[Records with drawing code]
** START **

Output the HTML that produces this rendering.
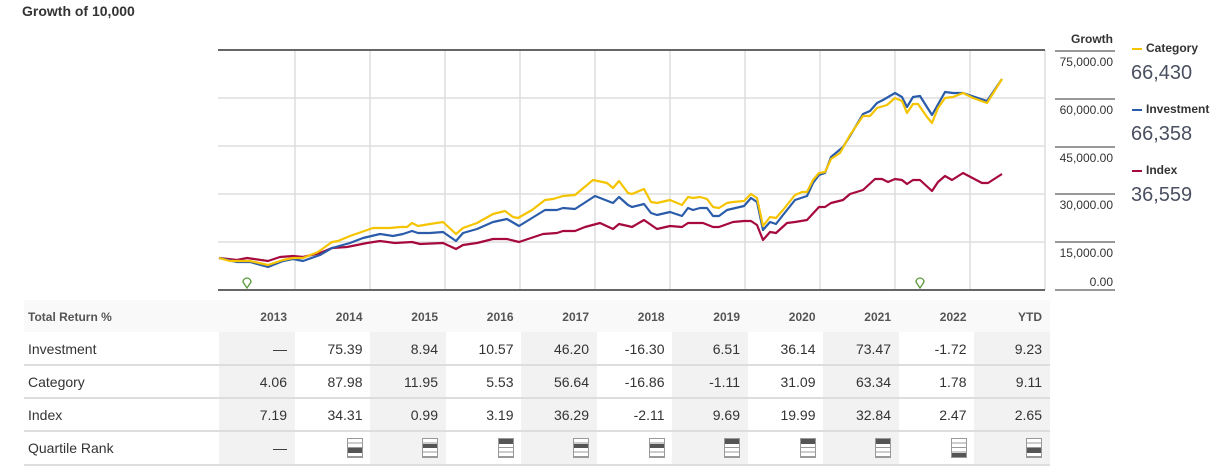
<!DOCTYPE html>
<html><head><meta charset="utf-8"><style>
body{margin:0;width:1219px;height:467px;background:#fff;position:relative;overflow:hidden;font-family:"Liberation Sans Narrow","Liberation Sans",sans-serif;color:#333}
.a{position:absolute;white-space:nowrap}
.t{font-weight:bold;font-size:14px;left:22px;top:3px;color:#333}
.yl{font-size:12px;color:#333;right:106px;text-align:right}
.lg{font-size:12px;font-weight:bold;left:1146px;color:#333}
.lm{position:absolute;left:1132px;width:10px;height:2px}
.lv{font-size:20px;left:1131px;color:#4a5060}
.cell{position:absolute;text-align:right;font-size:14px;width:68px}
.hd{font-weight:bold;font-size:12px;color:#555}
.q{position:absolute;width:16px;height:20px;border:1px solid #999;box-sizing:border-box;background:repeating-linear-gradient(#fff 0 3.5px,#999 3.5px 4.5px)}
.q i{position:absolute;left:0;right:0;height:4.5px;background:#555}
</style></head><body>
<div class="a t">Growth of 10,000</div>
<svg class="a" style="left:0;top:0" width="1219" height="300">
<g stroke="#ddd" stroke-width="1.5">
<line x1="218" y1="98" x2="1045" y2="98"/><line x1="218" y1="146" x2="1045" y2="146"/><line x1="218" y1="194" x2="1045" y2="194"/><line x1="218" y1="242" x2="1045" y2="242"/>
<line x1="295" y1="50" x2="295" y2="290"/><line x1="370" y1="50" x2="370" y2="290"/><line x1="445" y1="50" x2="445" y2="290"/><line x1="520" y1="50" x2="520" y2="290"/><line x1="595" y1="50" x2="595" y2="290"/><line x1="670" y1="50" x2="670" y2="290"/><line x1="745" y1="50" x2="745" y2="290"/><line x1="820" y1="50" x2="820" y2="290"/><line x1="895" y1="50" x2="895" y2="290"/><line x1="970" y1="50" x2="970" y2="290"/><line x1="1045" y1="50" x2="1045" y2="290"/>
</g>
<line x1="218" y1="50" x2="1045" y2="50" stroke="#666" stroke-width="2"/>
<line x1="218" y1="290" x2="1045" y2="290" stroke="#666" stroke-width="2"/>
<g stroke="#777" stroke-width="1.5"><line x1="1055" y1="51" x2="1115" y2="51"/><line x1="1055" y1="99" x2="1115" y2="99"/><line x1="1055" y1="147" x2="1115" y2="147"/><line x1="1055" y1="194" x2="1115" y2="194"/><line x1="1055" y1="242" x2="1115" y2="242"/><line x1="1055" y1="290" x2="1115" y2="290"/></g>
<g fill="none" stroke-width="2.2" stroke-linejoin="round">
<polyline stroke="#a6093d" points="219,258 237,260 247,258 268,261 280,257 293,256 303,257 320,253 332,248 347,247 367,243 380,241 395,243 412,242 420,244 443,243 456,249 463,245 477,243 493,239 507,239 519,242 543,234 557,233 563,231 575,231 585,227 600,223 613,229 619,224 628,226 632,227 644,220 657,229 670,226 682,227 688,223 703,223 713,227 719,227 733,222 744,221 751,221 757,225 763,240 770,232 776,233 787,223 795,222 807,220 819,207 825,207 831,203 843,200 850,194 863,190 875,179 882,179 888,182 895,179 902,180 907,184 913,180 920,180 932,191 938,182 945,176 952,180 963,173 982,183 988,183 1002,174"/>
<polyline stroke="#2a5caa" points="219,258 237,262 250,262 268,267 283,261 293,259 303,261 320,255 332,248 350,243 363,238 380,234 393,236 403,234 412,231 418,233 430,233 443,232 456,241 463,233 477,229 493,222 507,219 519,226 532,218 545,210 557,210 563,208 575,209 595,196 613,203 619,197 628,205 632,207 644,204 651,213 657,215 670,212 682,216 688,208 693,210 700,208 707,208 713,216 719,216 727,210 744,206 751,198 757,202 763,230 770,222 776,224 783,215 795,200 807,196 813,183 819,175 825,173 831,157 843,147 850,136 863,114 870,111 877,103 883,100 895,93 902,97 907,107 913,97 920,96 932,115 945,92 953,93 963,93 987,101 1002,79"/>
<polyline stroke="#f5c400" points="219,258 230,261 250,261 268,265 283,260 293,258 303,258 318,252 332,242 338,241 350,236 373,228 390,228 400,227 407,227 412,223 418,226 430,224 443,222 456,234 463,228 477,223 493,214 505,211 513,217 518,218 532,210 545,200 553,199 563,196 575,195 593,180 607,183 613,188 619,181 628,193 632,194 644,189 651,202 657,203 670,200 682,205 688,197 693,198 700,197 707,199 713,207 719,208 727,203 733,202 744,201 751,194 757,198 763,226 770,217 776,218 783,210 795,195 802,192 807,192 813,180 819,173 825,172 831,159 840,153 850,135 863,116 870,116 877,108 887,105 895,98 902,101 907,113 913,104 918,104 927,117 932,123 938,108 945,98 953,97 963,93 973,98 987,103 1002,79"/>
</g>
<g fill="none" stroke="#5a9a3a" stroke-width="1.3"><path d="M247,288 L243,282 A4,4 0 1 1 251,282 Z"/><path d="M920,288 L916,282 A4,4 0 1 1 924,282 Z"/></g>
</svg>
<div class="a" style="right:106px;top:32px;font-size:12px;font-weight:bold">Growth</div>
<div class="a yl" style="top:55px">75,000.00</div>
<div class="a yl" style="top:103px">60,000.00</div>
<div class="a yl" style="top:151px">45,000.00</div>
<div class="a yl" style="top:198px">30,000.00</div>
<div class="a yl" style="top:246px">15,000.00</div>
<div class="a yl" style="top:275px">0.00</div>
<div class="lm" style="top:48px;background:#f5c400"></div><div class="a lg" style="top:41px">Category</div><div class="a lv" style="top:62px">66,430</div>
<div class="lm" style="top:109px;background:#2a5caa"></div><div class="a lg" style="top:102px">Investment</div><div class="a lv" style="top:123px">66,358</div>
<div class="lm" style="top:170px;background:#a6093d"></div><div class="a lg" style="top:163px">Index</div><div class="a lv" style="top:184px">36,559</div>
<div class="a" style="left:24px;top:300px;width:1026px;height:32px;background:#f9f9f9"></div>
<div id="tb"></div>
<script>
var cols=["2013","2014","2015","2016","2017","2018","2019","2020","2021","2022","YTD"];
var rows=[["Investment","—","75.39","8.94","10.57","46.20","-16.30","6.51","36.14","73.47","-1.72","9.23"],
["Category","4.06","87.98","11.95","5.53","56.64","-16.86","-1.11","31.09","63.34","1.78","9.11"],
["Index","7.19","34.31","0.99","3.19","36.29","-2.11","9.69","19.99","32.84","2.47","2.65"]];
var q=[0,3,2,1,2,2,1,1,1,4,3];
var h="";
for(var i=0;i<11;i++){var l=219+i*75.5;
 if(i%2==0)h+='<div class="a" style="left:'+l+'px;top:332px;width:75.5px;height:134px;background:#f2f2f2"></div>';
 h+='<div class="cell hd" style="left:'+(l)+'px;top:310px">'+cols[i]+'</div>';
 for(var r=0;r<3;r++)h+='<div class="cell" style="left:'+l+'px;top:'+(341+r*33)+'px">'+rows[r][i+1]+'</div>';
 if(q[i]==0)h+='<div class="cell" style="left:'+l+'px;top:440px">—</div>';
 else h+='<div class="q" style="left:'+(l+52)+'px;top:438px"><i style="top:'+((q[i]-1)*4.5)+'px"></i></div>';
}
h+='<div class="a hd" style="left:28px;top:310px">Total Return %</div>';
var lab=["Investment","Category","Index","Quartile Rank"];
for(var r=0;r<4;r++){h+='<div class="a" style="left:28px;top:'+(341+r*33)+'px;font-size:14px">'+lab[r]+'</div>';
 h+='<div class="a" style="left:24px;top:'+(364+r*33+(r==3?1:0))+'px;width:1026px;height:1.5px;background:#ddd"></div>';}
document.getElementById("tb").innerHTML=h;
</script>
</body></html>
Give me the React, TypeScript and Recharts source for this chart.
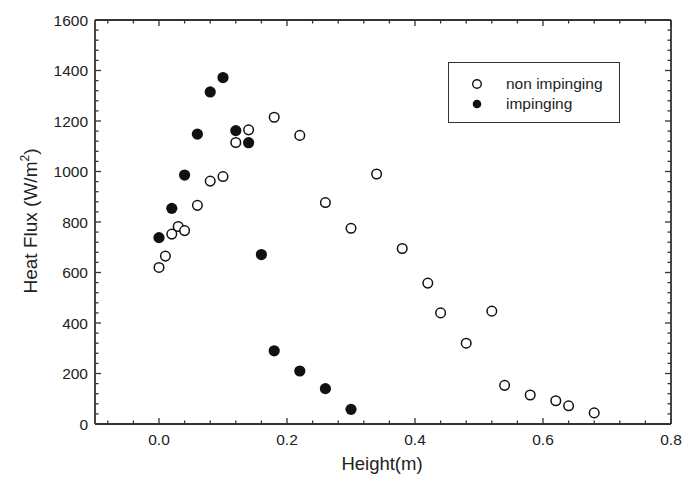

** END **

## REQUIRED WORK:
Restate the data above exactly, stripping out each image.

## RESPONSE BELOW:
Output the HTML that produces this rendering.
<!DOCTYPE html>
<html><head><meta charset="utf-8"><style>
body{margin:0;width:1219px;height:467px;background:#fff;position:relative;overflow:hidden;font-family:"Liberation Sans Narrow","Liberation Sans",sans-serif;color:#333}
.a{position:absolute;white-space:nowrap}
.t{font-weight:bold;font-size:14px;left:22px;top:3px;color:#333}
.yl{font-size:12px;color:#333;right:106px;text-align:right}
.lg{font-size:12px;font-weight:bold;left:1146px;color:#333}
.lm{position:absolute;left:1132px;width:10px;height:2px}
.lv{font-size:20px;left:1131px;color:#4a5060}
.cell{position:absolute;text-align:right;font-size:14px;width:68px}
.hd{font-weight:bold;font-size:12px;color:#555}
.q{position:absolute;width:16px;height:20px;border:1px solid #999;box-sizing:border-box;background:repeating-linear-gradient(#fff 0 3.5px,#999 3.5px 4.5px)}
.q i{position:absolute;left:0;right:0;height:4.5px;background:#555}
</style></head><body>
<div class="a t">Growth of 10,000</div>
<svg class="a" style="left:0;top:0" width="1219" height="300">
<g stroke="#ddd" stroke-width="1.5">
<line x1="218" y1="98" x2="1045" y2="98"/><line x1="218" y1="146" x2="1045" y2="146"/><line x1="218" y1="194" x2="1045" y2="194"/><line x1="218" y1="242" x2="1045" y2="242"/>
<line x1="295" y1="50" x2="295" y2="290"/><line x1="370" y1="50" x2="370" y2="290"/><line x1="445" y1="50" x2="445" y2="290"/><line x1="520" y1="50" x2="520" y2="290"/><line x1="595" y1="50" x2="595" y2="290"/><line x1="670" y1="50" x2="670" y2="290"/><line x1="745" y1="50" x2="745" y2="290"/><line x1="820" y1="50" x2="820" y2="290"/><line x1="895" y1="50" x2="895" y2="290"/><line x1="970" y1="50" x2="970" y2="290"/><line x1="1045" y1="50" x2="1045" y2="290"/>
</g>
<line x1="218" y1="50" x2="1045" y2="50" stroke="#666" stroke-width="2"/>
<line x1="218" y1="290" x2="1045" y2="290" stroke="#666" stroke-width="2"/>
<g stroke="#777" stroke-width="1.5"><line x1="1055" y1="51" x2="1115" y2="51"/><line x1="1055" y1="99" x2="1115" y2="99"/><line x1="1055" y1="147" x2="1115" y2="147"/><line x1="1055" y1="194" x2="1115" y2="194"/><line x1="1055" y1="242" x2="1115" y2="242"/><line x1="1055" y1="290" x2="1115" y2="290"/></g>
<g fill="none" stroke-width="2.2" stroke-linejoin="round">
<polyline stroke="#a6093d" points="219,258 237,260 247,258 268,261 280,257 293,256 303,257 320,253 332,248 347,247 367,243 380,241 395,243 412,242 420,244 443,243 456,249 463,245 477,243 493,239 507,239 519,242 543,234 557,233 563,231 575,231 585,227 600,223 613,229 619,224 628,226 632,227 644,220 657,229 670,226 682,227 688,223 703,223 713,227 719,227 733,222 744,221 751,221 757,225 763,240 770,232 776,233 787,223 795,222 807,220 819,207 825,207 831,203 843,200 850,194 863,190 875,179 882,179 888,182 895,179 902,180 907,184 913,180 920,180 932,191 938,182 945,176 952,180 963,173 982,183 988,183 1002,174"/>
<polyline stroke="#2a5caa" points="219,258 237,262 250,262 268,267 283,261 293,259 303,261 320,255 332,248 350,243 363,238 380,234 393,236 403,234 412,231 418,233 430,233 443,232 456,241 463,233 477,229 493,222 507,219 519,226 532,218 545,210 557,210 563,208 575,209 595,196 613,203 619,197 628,205 632,207 644,204 651,213 657,215 670,212 682,216 688,208 693,210 700,208 707,208 713,216 719,216 727,210 744,206 751,198 757,202 763,230 770,222 776,224 783,215 795,200 807,196 813,183 819,175 825,173 831,157 843,147 850,136 863,114 870,111 877,103 883,100 895,93 902,97 907,107 913,97 920,96 932,115 945,92 953,93 963,93 987,101 1002,79"/>
<polyline stroke="#f5c400" points="219,258 230,261 250,261 268,265 283,260 293,258 303,258 318,252 332,242 338,241 350,236 373,228 390,228 400,227 407,227 412,223 418,226 430,224 443,222 456,234 463,228 477,223 493,214 505,211 513,217 518,218 532,210 545,200 553,199 563,196 575,195 593,180 607,183 613,188 619,181 628,193 632,194 644,189 651,202 657,203 670,200 682,205 688,197 693,198 700,197 707,199 713,207 719,208 727,203 733,202 744,201 751,194 757,198 763,226 770,217 776,218 783,210 795,195 802,192 807,192 813,180 819,173 825,172 831,159 840,153 850,135 863,116 870,116 877,108 887,105 895,98 902,101 907,113 913,104 918,104 927,117 932,123 938,108 945,98 953,97 963,93 973,98 987,103 1002,79"/>
</g>
<g fill="none" stroke="#5a9a3a" stroke-width="1.3"><path d="M247,288 L243,282 A4,4 0 1 1 251,282 Z"/><path d="M920,288 L916,282 A4,4 0 1 1 924,282 Z"/></g>
</svg>
<div class="a" style="right:106px;top:32px;font-size:12px;font-weight:bold">Growth</div>
<div class="a yl" style="top:55px">75,000.00</div>
<div class="a yl" style="top:103px">60,000.00</div>
<div class="a yl" style="top:151px">45,000.00</div>
<div class="a yl" style="top:198px">30,000.00</div>
<div class="a yl" style="top:246px">15,000.00</div>
<div class="a yl" style="top:275px">0.00</div>
<div class="lm" style="top:48px;background:#f5c400"></div><div class="a lg" style="top:41px">Category</div><div class="a lv" style="top:62px">66,430</div>
<div class="lm" style="top:109px;background:#2a5caa"></div><div class="a lg" style="top:102px">Investment</div><div class="a lv" style="top:123px">66,358</div>
<div class="lm" style="top:170px;background:#a6093d"></div><div class="a lg" style="top:163px">Index</div><div class="a lv" style="top:184px">36,559</div>
<div class="a" style="left:24px;top:300px;width:1026px;height:32px;background:#f9f9f9"></div>
<div id="tb"></div>
<script>
var cols=["2013","2014","2015","2016","2017","2018","2019","2020","2021","2022","YTD"];
var rows=[["Investment","—","75.39","8.94","10.57","46.20","-16.30","6.51","36.14","73.47","-1.72","9.23"],
["Category","4.06","87.98","11.95","5.53","56.64","-16.86","-1.11","31.09","63.34","1.78","9.11"],
["Index","7.19","34.31","0.99","3.19","36.29","-2.11","9.69","19.99","32.84","2.47","2.65"]];
var q=[0,3,2,1,2,2,1,1,1,4,3];
var h="";
for(var i=0;i<11;i++){var l=219+i*75.5;
 if(i%2==0)h+='<div class="a" style="left:'+l+'px;top:332px;width:75.5px;height:134px;background:#f2f2f2"></div>';
 h+='<div class="cell hd" style="left:'+(l)+'px;top:310px">'+cols[i]+'</div>';
 for(var r=0;r<3;r++)h+='<div class="cell" style="left:'+l+'px;top:'+(341+r*33)+'px">'+rows[r][i+1]+'</div>';
 if(q[i]==0)h+='<div class="cell" style="left:'+l+'px;top:440px">—</div>';
 else h+='<div class="q" style="left:'+(l+52)+'px;top:438px"><i style="top:'+((q[i]-1)*4.5)+'px"></i></div>';
}
h+='<div class="a hd" style="left:28px;top:310px">Total Return %</div>';
var lab=["Investment","Category","Index","Quartile Rank"];
for(var r=0;r<4;r++){h+='<div class="a" style="left:28px;top:'+(341+r*33)+'px;font-size:14px">'+lab[r]+'</div>';
 h+='<div class="a" style="left:24px;top:'+(364+r*33+(r==3?1:0))+'px;width:1026px;height:1.5px;background:#ddd"></div>';}
document.getElementById("tb").innerHTML=h;
</script>
</body></html>
Give me the React, TypeScript and Recharts source for this chart.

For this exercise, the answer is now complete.